*TO BE DONE*. Print, word for word, every line from the beginning of the listing up to and including the line with "(0,0) rectangle (1200pt,630pt);". Pictures are to be excluded.

*SOURCE MATERIAL*.
++++++++

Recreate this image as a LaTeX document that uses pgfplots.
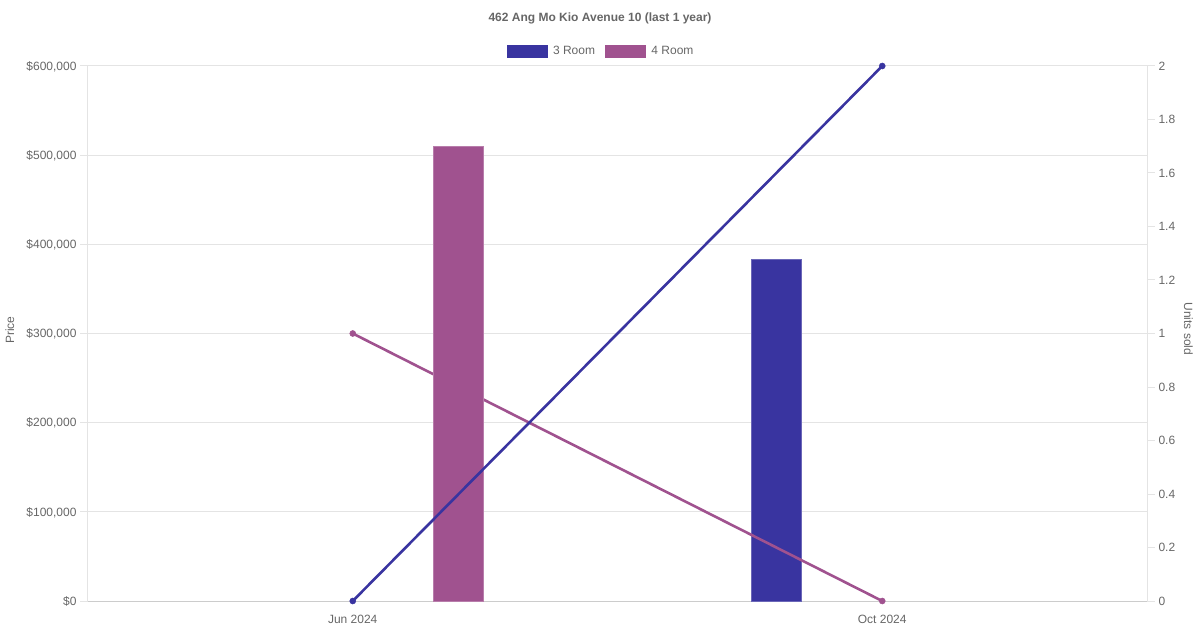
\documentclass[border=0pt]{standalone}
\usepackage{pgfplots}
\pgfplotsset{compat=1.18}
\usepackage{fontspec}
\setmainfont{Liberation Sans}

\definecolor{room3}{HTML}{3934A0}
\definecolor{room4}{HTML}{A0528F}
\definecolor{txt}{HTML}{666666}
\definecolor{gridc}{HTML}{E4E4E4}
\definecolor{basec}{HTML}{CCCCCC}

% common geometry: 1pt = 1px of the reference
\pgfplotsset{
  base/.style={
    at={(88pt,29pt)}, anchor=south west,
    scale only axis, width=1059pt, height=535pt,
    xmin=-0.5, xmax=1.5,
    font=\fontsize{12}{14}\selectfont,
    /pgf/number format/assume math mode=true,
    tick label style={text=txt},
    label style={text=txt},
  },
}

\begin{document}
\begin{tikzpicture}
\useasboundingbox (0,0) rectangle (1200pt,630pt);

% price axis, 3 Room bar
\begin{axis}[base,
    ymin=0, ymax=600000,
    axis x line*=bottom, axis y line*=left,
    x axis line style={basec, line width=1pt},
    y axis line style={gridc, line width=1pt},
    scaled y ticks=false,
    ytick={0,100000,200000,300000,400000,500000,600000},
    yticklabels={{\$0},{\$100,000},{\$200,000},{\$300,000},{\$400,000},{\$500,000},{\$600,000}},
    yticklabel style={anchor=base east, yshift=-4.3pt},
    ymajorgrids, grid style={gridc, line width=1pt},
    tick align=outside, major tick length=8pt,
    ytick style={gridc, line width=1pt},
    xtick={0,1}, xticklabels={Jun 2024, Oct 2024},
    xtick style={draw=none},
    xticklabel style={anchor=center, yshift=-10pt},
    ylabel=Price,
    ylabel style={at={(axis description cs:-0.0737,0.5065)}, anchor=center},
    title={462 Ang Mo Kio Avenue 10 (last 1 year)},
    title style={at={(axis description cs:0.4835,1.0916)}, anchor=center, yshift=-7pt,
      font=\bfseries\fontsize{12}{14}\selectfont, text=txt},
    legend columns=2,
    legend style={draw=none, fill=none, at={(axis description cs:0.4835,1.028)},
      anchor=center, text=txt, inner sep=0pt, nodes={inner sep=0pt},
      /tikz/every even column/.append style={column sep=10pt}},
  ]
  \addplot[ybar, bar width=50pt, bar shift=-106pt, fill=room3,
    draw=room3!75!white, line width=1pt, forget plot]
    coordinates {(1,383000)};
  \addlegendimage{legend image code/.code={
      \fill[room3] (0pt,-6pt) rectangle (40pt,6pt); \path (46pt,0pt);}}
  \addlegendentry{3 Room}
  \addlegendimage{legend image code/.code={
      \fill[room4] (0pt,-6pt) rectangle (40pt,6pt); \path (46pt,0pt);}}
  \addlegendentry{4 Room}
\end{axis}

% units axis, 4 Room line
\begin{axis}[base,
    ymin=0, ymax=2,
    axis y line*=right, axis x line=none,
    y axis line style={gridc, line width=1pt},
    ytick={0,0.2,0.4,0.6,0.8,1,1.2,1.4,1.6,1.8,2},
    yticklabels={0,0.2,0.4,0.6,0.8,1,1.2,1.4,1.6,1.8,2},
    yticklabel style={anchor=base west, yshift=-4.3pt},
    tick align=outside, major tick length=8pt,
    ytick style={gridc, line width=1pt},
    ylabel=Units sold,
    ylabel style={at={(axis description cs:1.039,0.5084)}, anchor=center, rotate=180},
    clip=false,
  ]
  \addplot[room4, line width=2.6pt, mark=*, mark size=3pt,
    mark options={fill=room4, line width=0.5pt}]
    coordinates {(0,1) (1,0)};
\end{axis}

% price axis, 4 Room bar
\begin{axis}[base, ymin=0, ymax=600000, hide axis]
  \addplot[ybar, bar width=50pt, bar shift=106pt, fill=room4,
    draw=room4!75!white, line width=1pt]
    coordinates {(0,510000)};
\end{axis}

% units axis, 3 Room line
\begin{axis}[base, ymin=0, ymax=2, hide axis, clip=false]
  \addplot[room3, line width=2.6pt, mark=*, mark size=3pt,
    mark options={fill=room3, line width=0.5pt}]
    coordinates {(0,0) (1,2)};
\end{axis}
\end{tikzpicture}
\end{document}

++++++++

*OUTPUT FOR THIS TASK*.
Recreate this image as a LaTeX document that uses pgfplots.
\documentclass[border=0pt]{standalone}
\usepackage{pgfplots}
\pgfplotsset{compat=1.18}
\usepackage{fontspec}
\setmainfont{Liberation Sans}

\definecolor{room3}{HTML}{3934A0}
\definecolor{room4}{HTML}{A0528F}
\definecolor{txt}{HTML}{666666}
\definecolor{gridc}{HTML}{E4E4E4}
\definecolor{basec}{HTML}{CCCCCC}

% common geometry: 1pt = 1px of the reference
\pgfplotsset{
  base/.style={
    at={(88pt,29pt)}, anchor=south west,
    scale only axis, width=1059pt, height=535pt,
    xmin=-0.5, xmax=1.5,
    font=\fontsize{12}{14}\selectfont,
    /pgf/number format/assume math mode=true,
    tick label style={text=txt},
    label style={text=txt},
  },
}

\begin{document}
\begin{tikzpicture}
\useasboundingbox (0,0) rectangle (1200pt,630pt);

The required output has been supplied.